Want to bold my text? Umm... <B>...</B>
. Well, that seems easy enough. Italics? <I>...</I>
. Check. Make my text red? Ah that's slightly trickier. I need to use <font>
with a color attribute, but OK, not too bad, and Ooh, there's a couple of other cute things I can do with that tag too.
Then browser support starts to improve, and I'm told that I should be using CSS instead. Initial reaction was resentment. Give up these nice simple tags for some new, strange syntax? But I've got to do it, apparently.

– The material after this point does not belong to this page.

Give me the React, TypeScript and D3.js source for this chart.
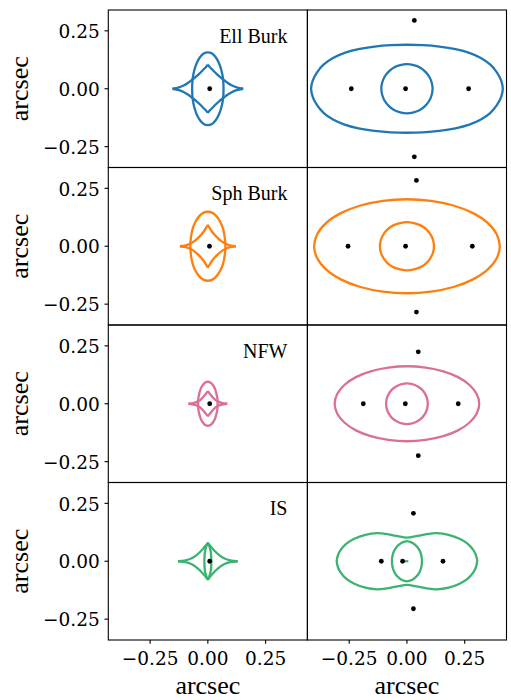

OK. So let's see. We've got a style attribute, and we can put it on any element. OK. So.. style="color:red". Maybe that's not so bad. What about a light grey background colour? Let's try style="color:red background-color:lightgrey"... Huh, well that didn't work, the text's not even red anymore. Ah, it needs a semicolon. Try style="color:red; background-color:lightgrey"... Yes that's got it. But the background's a bit tight to the text. Need to expand out the background a bit. Ah padding! Yes, that looks better.
And so it goes on. Practically everyone learns CSS more or less this way. We learn more and more properties and how they interact and conflict, we learn about CSS rule sets, selectors, the cascade, inheritance, and gain a fuller grasp of the box model. And these are all learnt from cookbooks and, these days, how-to-do-X questions and answers from venues like Stack Overflow.
Eventually though, I started to get frustrated. Some things I just couldn't get to work the way I expected them to, and the cookbooks didn't help. Many CSS devs hit this when they get to vertical alignment, and so did I, but there are other curiousities too. So I started reading the CSS specification. After several goes the words began to make sense, and I realised that I had missed out on learning practically all the CSS concepts that underpin the properties.
To explain what I mean, here's ten questions about CSS concepts, rather than how-to-do-X. The answers can all be found in the CSS 2.x specification which is now more than two decades old and has excellent browser support. Given its age, there really should be no reason for anyone who works regularly with CSS not to know the answers. So, how many can you answer?
- How big is the canvas?
- What is the subject of a selector?
- What is !important's place in the cascade?
- What are the location and dimensions of the initial containing block?
- What vertical alignment does the strut have?
- When does clear:left cause clearance to occur, and how does that affect margins?
- When the width of an non-replaced block-level element in normal flow is over-constrained and does not total exactly 100% of its containing block's width, which property's used value differs from its computed value?
- When does an anonymous table-row object get generated?
- When does a single element establish both a block formatting context and an inline formatting context at the same time?
- What is an inline element's aligned subtree?